The Data Lab announced the kickoff of a pilot project involving Edinburgh Napier University, NHS National Services Scotland and industry collaborator Spiritus Development Limited intended to demonstrate the benefits of a blockchain-enabled assurance layer for tracking medical devices through their lifecycle.
With funding support administered by The Data Lab on behalf of the Scottish Funding Council, the pilot project is designed to demonstrate cybersecure, automated means for tracking the chain of custody of medical devices through their lifecycle. It will also extract analytics geared to improving patient safety, clinical outcomes and operational efficiency in device use along the patient care pathway.
By combining a blockchain-enabled distributed registry and robust analytics, the project’s collaborators also seek to reduce response times in taking actions when recalls and field notices are issued by device manufacturers and regulators. Such capabilities are rising in importance for devices that are connected, interoperable and intelligent.
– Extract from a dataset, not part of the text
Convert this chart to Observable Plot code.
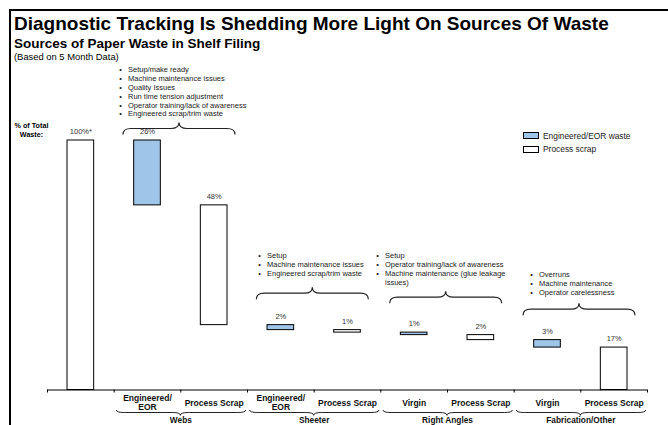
<!DOCTYPE html>
<html>
<head>
<meta charset="utf-8">
<script src="https://cdn.jsdelivr.net/npm/d3@7"></script>
<script src="https://cdn.jsdelivr.net/npm/@observablehq/plot@0.6"></script>
<style>
  html, body { margin: 0; padding: 0; background: #fff; }
  #page { position: relative; width: 668px; height: 425px; overflow: hidden; font-family: Arial, "Liberation Sans", sans-serif; color: #000; background: #fff; }
  #header { position: relative; height: 62px; }
  .hd { position: absolute; left: 14px; white-space: nowrap; }
  #title { top: 14px; font-size: 19px; line-height: 19px; font-weight: bold; }
  #subtitle { top: 37px; font-size: 13.5px; line-height: 13.5px; font-weight: bold; }
  #note { top: 52.3px; font-size: 9.4px; line-height: 9.4px; }
  .frame { position: absolute; background: #000; z-index: 5; }
  #legend { position: absolute; left: 523px; top: 128.7px; z-index: 3; }
  .lg-row { display: flex; align-items: center; height: 13.7px; }
  .lg-sw { width: 16px; height: 7.3px; box-sizing: border-box; border: 1px solid #000; margin-right: 4px; }
  .lg-tx { font-size: 8.4px; color: #222; white-space: nowrap; }
</style>
</head>
<body>
<div id="page">
  <div id="header">
    <div class="hd" id="title">Diagnostic Tracking Is Shedding More Light On Sources Of Waste</div>
    <div class="hd" id="subtitle">Sources of Paper Waste in Shelf Filing</div>
    <div class="hd" id="note">(Based on 5 Month Data)</div>
  </div>
  <div id="chart"></div>
  <div id="legend"></div>
  <div class="frame" style="left:9px;top:9px;right:0;height:2px"></div>
  <div class="frame" style="left:9px;top:9px;width:2px;bottom:0"></div>
</div>
<script>
// ---- data ----
const categories = ["", "Engineered/\nEOR", "Process Scrap", "Engineered/\nEOR", "Process Scrap", "Virgin", "Process Scrap", "Virgin", "Process Scrap"];
const kinds = ["Total", "Engineered/EOR waste", "Process scrap", "Engineered/EOR waste", "Process scrap", "Engineered/EOR waste", "Process scrap", "Engineered/EOR waste", "Process scrap"];
const values = [100, 26, 48, 2, 1, 1, 2, 3, 17];
const valueLabels = ["100%*", "26%", "48%", "2%", "1%", "1%", "2%", "3%", "17%"];
const groupNames = ["Webs", "Sheeter", "Right Angles", "Fabrication/Other"];
const groupNotes = [
  ["Setup/make ready", "Machine maintenance issues", "Quality Issues", "Run time tension adjustment", "Operator training/lack of awareness", "Engineered scrap/trim waste"],
  ["Setup", "Machine maintenance issues", "Engineered scrap/trim waste"],
  ["Setup", "Operator training/lack of awareness", "Machine maintenance (glue leakage\nissues)"],
  ["Overruns", "Machine maintenance", "Operator carelessness"]
];
const yAxisLabel = "% of Total\nWaste:";
const legendLabels = ["Engineered/EOR waste", "Process scrap"];
const legendColors = ["#9fc5e8", "#ffffff"];

// ---- annotation layout (in scale units) ----
const noteX = [1.095, 3.18, 4.95, 7.26];
const noteTop = [129.9, 55.3, 55.3, 47.7];
const braceLevel = [102.2, 36.2, 34.6, 29.8];

// ---- waterfall ----
let running = values[0];
const bars = values.map((v, i) => {
  if (i === 0) return {i, y1: 0, y2: v, kind: kinds[i], label: valueLabels[i]};
  const top = running; running -= v;
  return {i, y1: running, y2: top, kind: kinds[i], label: valueLabels[i]};
});
const catData = categories.map((c, i) => ({i, c}));
const noteData = groupNotes.map((items, k) => ({
  k,
  text: items.join("\n"),
  bullets: items.map(t => "\u2022" + "\n".repeat(t.split("\n").length - 1)).join("\n")
}));

function braces(index, scales) {
  const {x, y} = scales;
  const g = d3.create("svg:g").attr("fill", "none").attr("stroke", "#222");
  const y0 = y(0);
  groupNames.forEach((name, k) => {
    const x1 = x(2 * k + 1.14), x2 = x(2 * k + 2.82), xc = (x1 + x2) / 2;
    const yE = y(braceLevel[k]), yH = yE - 6, yT = yE - 12, r = 8;
    g.append("path").attr("stroke-width", 1.2).attr("d",
      `M${x1},${yE}Q${x1},${yH} ${x1 + r},${yH}L${xc - r},${yH}Q${xc},${yH} ${xc},${yT}Q${xc},${yH} ${xc + r},${yH}L${x2 - r},${yH}Q${x2},${yH} ${x2},${yE}`);
    const b1 = x(2 * k + 1.04), b2 = x(2 * k + 2.98), bc = x(2 * k + 2);
    const bE = y0 + 20.5, bH = y0 + 23, bT = y0 + 25.8, s = 8;
    g.append("path").attr("stroke-width", 1).attr("d",
      `M${b1},${bE}Q${b1},${bH} ${b1 + s},${bH}L${bc - s},${bH}Q${bc},${bH} ${bc},${bT}Q${bc},${bH} ${bc + s},${bH}L${b2 - s},${bH}Q${b2},${bH} ${b2},${bE}`);
  });
  return g.node();
}

const chart = Plot.plot({
  width: 668,
  height: 363,
  marginTop: 78,
  marginBottom: 35.5,
  marginLeft: 47,
  marginRight: 21,
  style: {fontFamily: "Arial, 'Liberation Sans', sans-serif", background: "transparent", color: "#000"},
  x: {domain: [0, 9], ticks: 10, tickSize: 3, tickFormat: () => "", label: null},
  y: {domain: [0, 100], axis: null},
  color: {domain: [...legendLabels, "Total"], range: [...legendColors, "#ffffff"]},
  marks: [
    Plot.rect(bars, {x1: d => d.i + 0.3, x2: d => d.i + 0.7, y1: "y1", y2: "y2", fill: "kind", stroke: "#000", strokeWidth: 1}),
    Plot.ruleY([0], {stroke: "#000", strokeWidth: 1}),
    Plot.text(bars, {x: d => d.i + 0.5, y: "y2", text: "label", dy: -9, fontSize: 7.5, fill: "#333"}),
    Plot.text(catData, {x: d => d.i + 0.5, frameAnchor: "bottom", lineAnchor: "middle", text: "c", dy: 12.7, fontSize: 8.5, fontWeight: "bold", lineHeight: 1.05, fill: "#111"}),
    Plot.text(groupNames, {x: (d, k) => 2 * k + 2, frameAnchor: "bottom", lineAnchor: "bottom", text: d => d, dy: 32.8, fontSize: 8.3, fontWeight: "bold", fill: "#111"}),
    Plot.text([yAxisLabel], {x: () => 0, y: () => 100, text: d => d, dx: -16, dy: -10.5, fontSize: 7.2, fontWeight: "bold", lineHeight: 1.25}),
    Plot.text(noteData, {x: d => noteX[d.k], y: d => noteTop[d.k], text: "text", textAnchor: "start", lineAnchor: "top", dx: 7.5, fontSize: 7.5, lineHeight: 1.18, fill: "#222"}),
    Plot.text(noteData, {x: d => noteX[d.k], y: d => noteTop[d.k], text: "bullets", textAnchor: "middle", lineAnchor: "top", fontSize: 7.5, lineHeight: 1.18, fill: "#222"}),
    braces
  ]
});
document.getElementById("chart").appendChild(chart);

// ---- legend ----
const legend = d3.select("#legend");
legendLabels.forEach((label, i) => {
  const row = legend.append("div").attr("class", "lg-row");
  row.append("div").attr("class", "lg-sw").style("background", legendColors[i]);
  row.append("div").attr("class", "lg-tx").text(label);
});
</script>
</body>
</html>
Widely used in acute care settings, connected medical devices will increasingly be used to help people manage such chronic conditions as asthma, diabetes, heart disease, and neurodegenerative disorders in their daily lives through wearables and other mobile-enabled technologies.
While it will not involve the direct use of patient data, this challenging project lays the groundwork for ensuring such remote care is safe, private and secure.
Prof Bill Buchanan OBE, who leads the cyber security work at Edinburgh Napier University, outlines that, “With blockchain we have the opportunity to create a more trustworthy health and care infrastructure in Scotland, and that this can be used to both improve both patient safety and cyber security.
The research work should be able to showcase that Scotland aims to be a leader in transforming its health and social care infrastructure. Along with this the collaboration with Spiritus brings extensive international experience of integrating data-driven systems within health care, and which are secure, scaleable and robust.”
Spiritus CEO Susan Ramonat commented, “When we looked for places and academic partners with whom to collaborate on such ground-breaking research, Scotland and Edinburgh Napier University stood out. Prof Buchanan’s cyber security expertise and deep commitment to transforming health and social care’s infrastructure are extraordinary and invaluable. ”
“We believe that both organisations will bring the best to bear through this exciting project. We’re also inspired to Scotland’s commitment to find new ways for delivering health and social care with patient safety and cyber security at the forefront.”